China Daily Brief Editorial
Strategic Insight
China Daily Brief

China’s Ministry of Industry and Information Technology, together with four other central agencies including the science ministry, the national market regulator, the housing and urban‑rural development ministry and the national intellectual property office, has circulated a new “Guide to Building a Technology‑Services Standards System (2025 edition)” and directed provincial authorities to implement it. Part of the instruction sets a concrete target: to draft and promulgate more than 40 new national and industry standards for the technology‑services sector by 2027.

The term “technology services” in this context covers a wide range of activities that sit between research and commercial application: testing and certification, technology transfer and transaction services, research and development outsourcing, incubators, engineering services and IP valuation and brokerage. Beijing frames standards as the levers needed to professionalise these activities, reduce transaction costs, improve quality control and accelerate the conversion of scientific discoveries into marketable products.

The instruction arrives as a follow‑on to a broader policy package from nine ministries that seeks to accelerate high‑quality development of the tech‑services market. The circulated guide is being sent to provincial industry and information offices, science and technology bureaus, housing authorities, market regulators and intellectual‑property agencies, as well as industry associations and standardisation bodies, signalling a whole‑of‑government push to embed standards across local implementation, public procurement and market supervision.

Standardising the technology‑services sector is a technical but strategically significant step. Clear standards can make it easier for small and medium enterprises to access financing and participate in government procurement; they can create common metrics for assessing the quality of labs, testing houses and technology brokers; and they can reduce disputes over technology valuation and transfer. For China’s industrial policy goals—raising innovation absorption, shortening development cycles and strengthening domestic supply chains—such rules are practical instruments.

There are also geopolitical and market‑access consequences. A fast build‑out of domestic standards gives Chinese firms common technical expectations at home and a stronger platform from which to influence or promote their norms abroad. At the same time, the new standards may raise compliance costs for foreign suppliers and service providers or be used to channel key activities to domestic entities.

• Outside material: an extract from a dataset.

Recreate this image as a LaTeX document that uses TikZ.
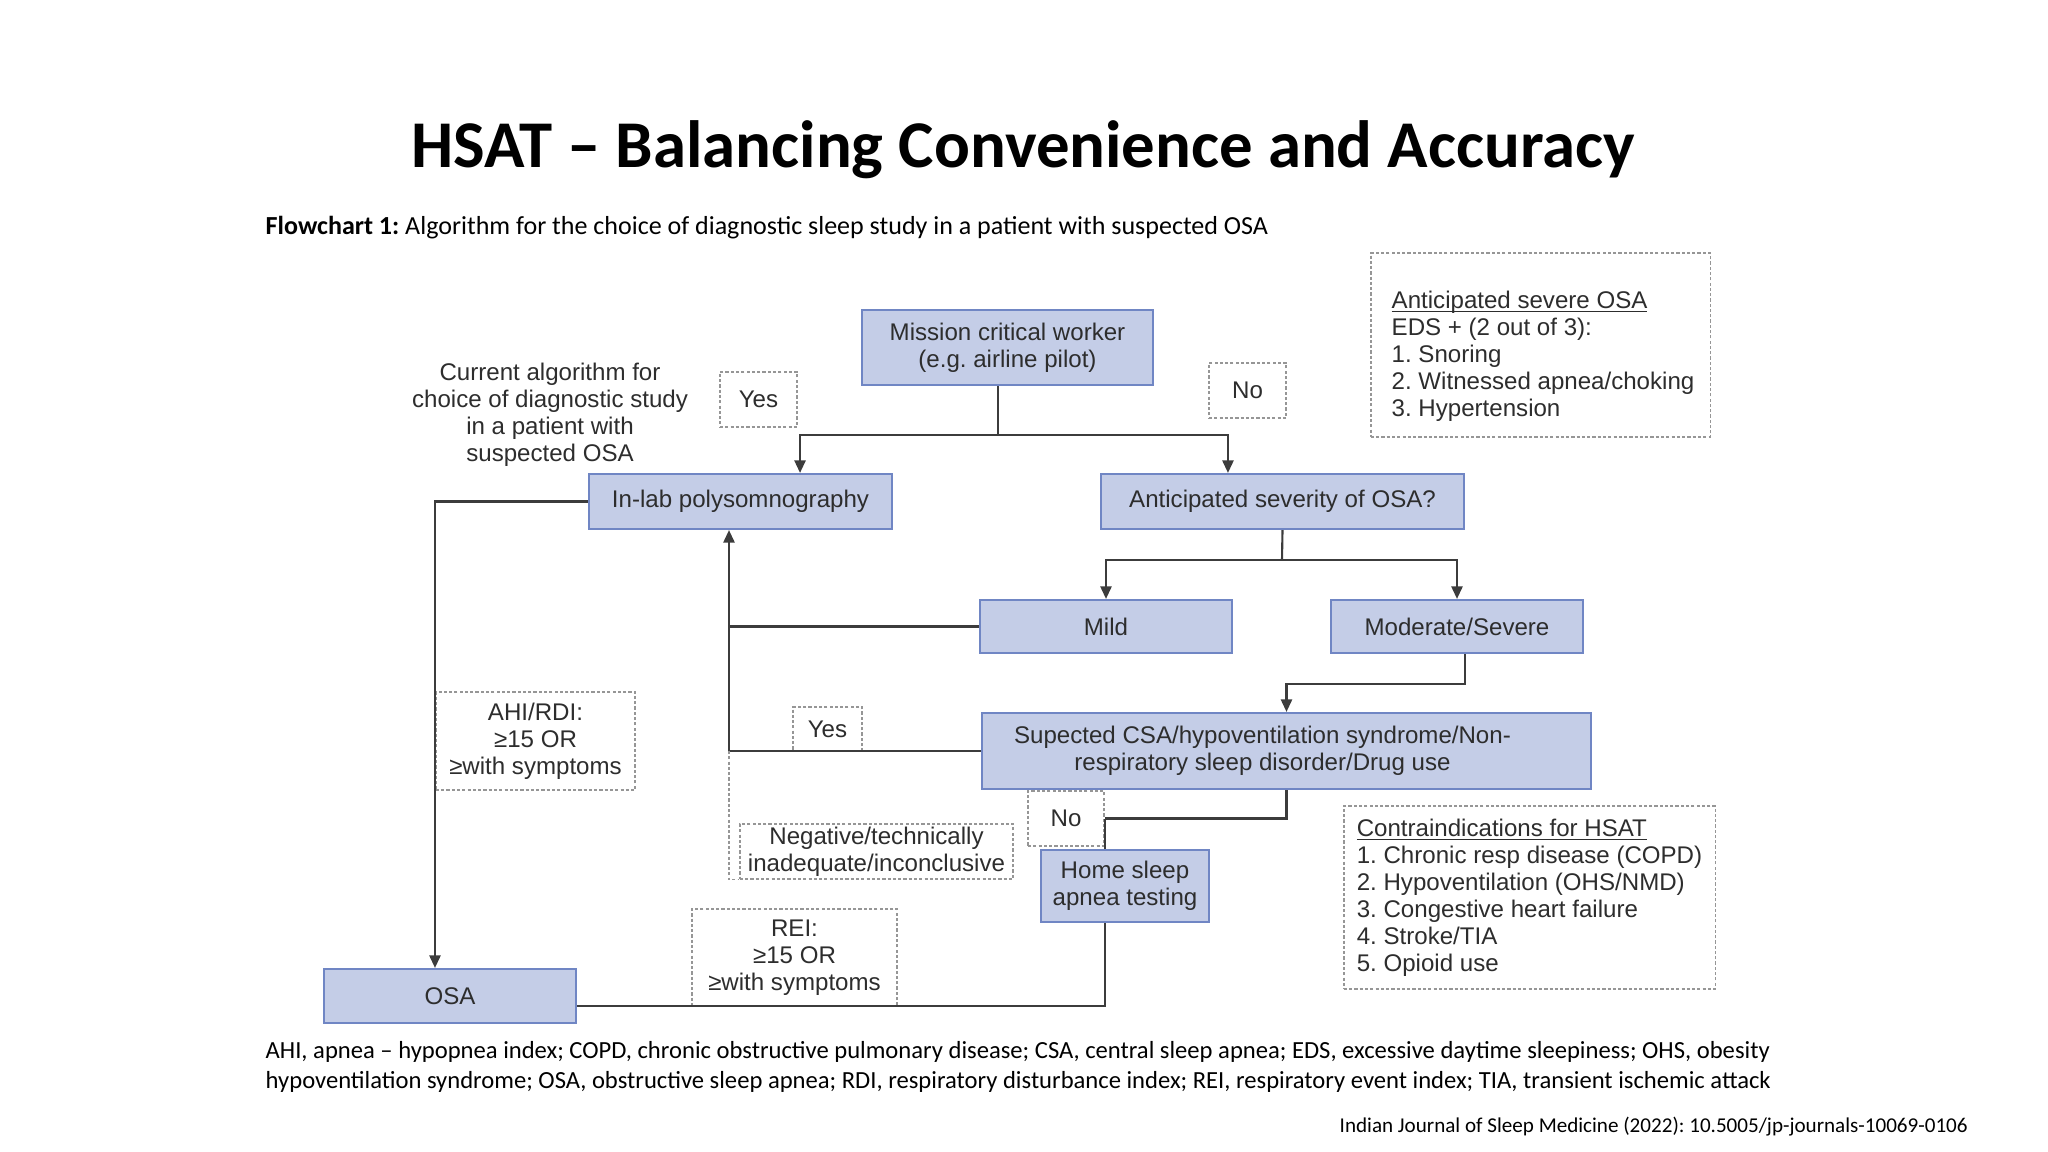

International firms will be watching for substantive technical requirements—on data handling, certification processes or IP valuation—that could shape commercial arrangements.

Implementation risks should not be overlooked. Rapid standardisation can ossify particular technological choices, bias outcomes towards incumbents, or be used selectively to favour domestically aligned suppliers. The quality and openness of the drafting process will determine whether the standards improve market efficiency or simply become non‑tariff barriers. Moreover, coordination across dozens of provincial implementers will be necessary to avoid fragmentation and conflicting local rules.

The short timeline—40-plus standards within roughly two years—suggests Beijing sees standardisation as a practical, near‑term tool to consolidate gains from R&D investment and to professionalise a sector that has expanded quickly in recent years. Expect the first tranche of standards to focus on testing and certification procedures, data and security practices around technology transactions, IP valuation methods and service classifications, with more technical norms to follow in areas such as AI, advanced manufacturing services and specialized testing equipment.

For global observers, the move is a reminder that China is not only investing in advanced capabilities but also in the regulatory and normative scaffolding that shapes markets. Standards are often invisible, yet they materially influence who wins contracts, how technologies are priced and how easily new entrants scale. Beijing’s push to codify the technology‑services sector marks the next phase of industrial policy: not merely subsidising or directing activity, but designing the technical rules of engagement.